**WHAT THE TASK REQUIRES:** Can you copy out the data exactly? Leave the images out.

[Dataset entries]
---
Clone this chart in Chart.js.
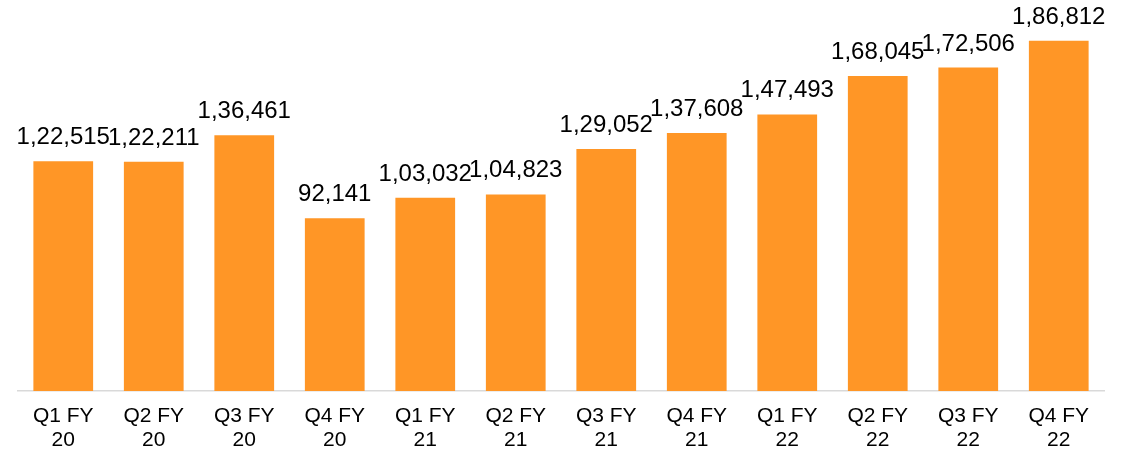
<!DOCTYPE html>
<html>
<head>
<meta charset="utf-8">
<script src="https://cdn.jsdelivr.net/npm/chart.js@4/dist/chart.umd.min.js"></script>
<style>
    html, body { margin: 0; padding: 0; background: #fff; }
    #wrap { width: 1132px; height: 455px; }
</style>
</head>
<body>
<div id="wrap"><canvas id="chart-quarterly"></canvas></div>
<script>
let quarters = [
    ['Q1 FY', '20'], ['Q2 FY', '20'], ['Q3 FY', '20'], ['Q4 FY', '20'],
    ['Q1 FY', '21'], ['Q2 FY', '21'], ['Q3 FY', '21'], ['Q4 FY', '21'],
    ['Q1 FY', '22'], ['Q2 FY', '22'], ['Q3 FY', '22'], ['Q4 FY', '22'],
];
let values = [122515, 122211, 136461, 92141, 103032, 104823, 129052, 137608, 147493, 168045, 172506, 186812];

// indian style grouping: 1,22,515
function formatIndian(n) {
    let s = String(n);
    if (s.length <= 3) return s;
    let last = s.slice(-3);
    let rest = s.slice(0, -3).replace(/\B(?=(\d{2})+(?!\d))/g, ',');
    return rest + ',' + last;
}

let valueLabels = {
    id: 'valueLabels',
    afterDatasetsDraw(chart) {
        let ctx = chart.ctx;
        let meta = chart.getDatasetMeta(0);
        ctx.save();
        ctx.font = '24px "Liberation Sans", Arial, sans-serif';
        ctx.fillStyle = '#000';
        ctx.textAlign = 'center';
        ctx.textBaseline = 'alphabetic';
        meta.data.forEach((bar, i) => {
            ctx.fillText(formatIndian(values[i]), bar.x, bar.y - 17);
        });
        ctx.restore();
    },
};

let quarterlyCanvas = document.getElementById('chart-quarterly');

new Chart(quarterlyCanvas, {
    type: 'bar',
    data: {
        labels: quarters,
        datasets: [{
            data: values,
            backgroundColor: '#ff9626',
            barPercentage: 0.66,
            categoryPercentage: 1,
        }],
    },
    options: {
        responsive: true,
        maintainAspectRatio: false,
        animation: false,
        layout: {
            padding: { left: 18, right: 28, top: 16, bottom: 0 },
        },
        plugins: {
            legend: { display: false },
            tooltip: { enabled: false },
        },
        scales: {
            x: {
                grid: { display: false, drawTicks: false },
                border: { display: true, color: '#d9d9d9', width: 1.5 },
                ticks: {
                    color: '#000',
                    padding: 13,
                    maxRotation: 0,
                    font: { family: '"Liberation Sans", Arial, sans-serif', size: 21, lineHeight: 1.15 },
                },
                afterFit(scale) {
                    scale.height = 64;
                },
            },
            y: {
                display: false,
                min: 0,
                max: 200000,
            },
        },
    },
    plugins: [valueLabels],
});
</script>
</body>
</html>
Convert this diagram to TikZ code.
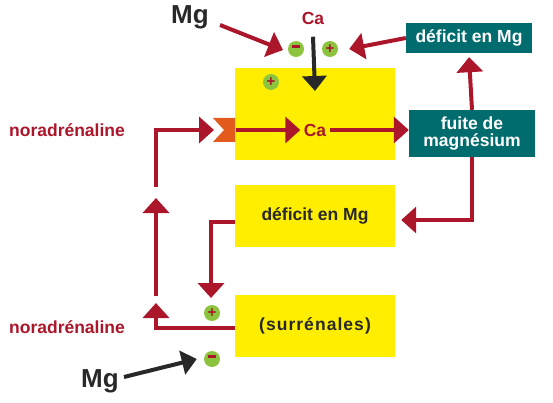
---
**OUTPUT BELOW:**
Clone this chart in Chart.js.
<!DOCTYPE html>
<html>
<head>
<meta charset="utf-8">
<script src="https://cdn.jsdelivr.net/npm/chart.js@4/dist/chart.umd.min.js"></script>
<style>
    html, body { margin: 0; padding: 0; background: #fff; }
    #wrap { width: 1132px; height: 455px; }
</style>
</head>
<body>
<div id="wrap"><canvas id="chart-quarterly"></canvas></div>
<script>
let quarters = [
    ['Q1 FY', '20'], ['Q2 FY', '20'], ['Q3 FY', '20'], ['Q4 FY', '20'],
    ['Q1 FY', '21'], ['Q2 FY', '21'], ['Q3 FY', '21'], ['Q4 FY', '21'],
    ['Q1 FY', '22'], ['Q2 FY', '22'], ['Q3 FY', '22'], ['Q4 FY', '22'],
];
let values = [122515, 122211, 136461, 92141, 103032, 104823, 129052, 137608, 147493, 168045, 172506, 186812];

// indian style grouping: 1,22,515
function formatIndian(n) {
    let s = String(n);
    if (s.length <= 3) return s;
    let last = s.slice(-3);
    let rest = s.slice(0, -3).replace(/\B(?=(\d{2})+(?!\d))/g, ',');
    return rest + ',' + last;
}

let valueLabels = {
    id: 'valueLabels',
    afterDatasetsDraw(chart) {
        let ctx = chart.ctx;
        let meta = chart.getDatasetMeta(0);
        ctx.save();
        ctx.font = '24px "Liberation Sans", Arial, sans-serif';
        ctx.fillStyle = '#000';
        ctx.textAlign = 'center';
        ctx.textBaseline = 'alphabetic';
        meta.data.forEach((bar, i) => {
            ctx.fillText(formatIndian(values[i]), bar.x, bar.y - 17);
        });
        ctx.restore();
    },
};

let quarterlyCanvas = document.getElementById('chart-quarterly');

new Chart(quarterlyCanvas, {
    type: 'bar',
    data: {
        labels: quarters,
        datasets: [{
            data: values,
            backgroundColor: '#ff9626',
            barPercentage: 0.66,
            categoryPercentage: 1,
        }],
    },
    options: {
        responsive: true,
        maintainAspectRatio: false,
        animation: false,
        layout: {
            padding: { left: 18, right: 28, top: 16, bottom: 0 },
        },
        plugins: {
            legend: { display: false },
            tooltip: { enabled: false },
        },
        scales: {
            x: {
                grid: { display: false, drawTicks: false },
                border: { display: true, color: '#d9d9d9', width: 1.5 },
                ticks: {
                    color: '#000',
                    padding: 13,
                    maxRotation: 0,
                    font: { family: '"Liberation Sans", Arial, sans-serif', size: 21, lineHeight: 1.15 },
                },
                afterFit(scale) {
                    scale.height = 64;
                },
            },
            y: {
                display: false,
                min: 0,
                max: 200000,
            },
        },
    },
    plugins: [valueLabels],
});
</script>
</body>
</html>
Convert this diagram to TikZ code.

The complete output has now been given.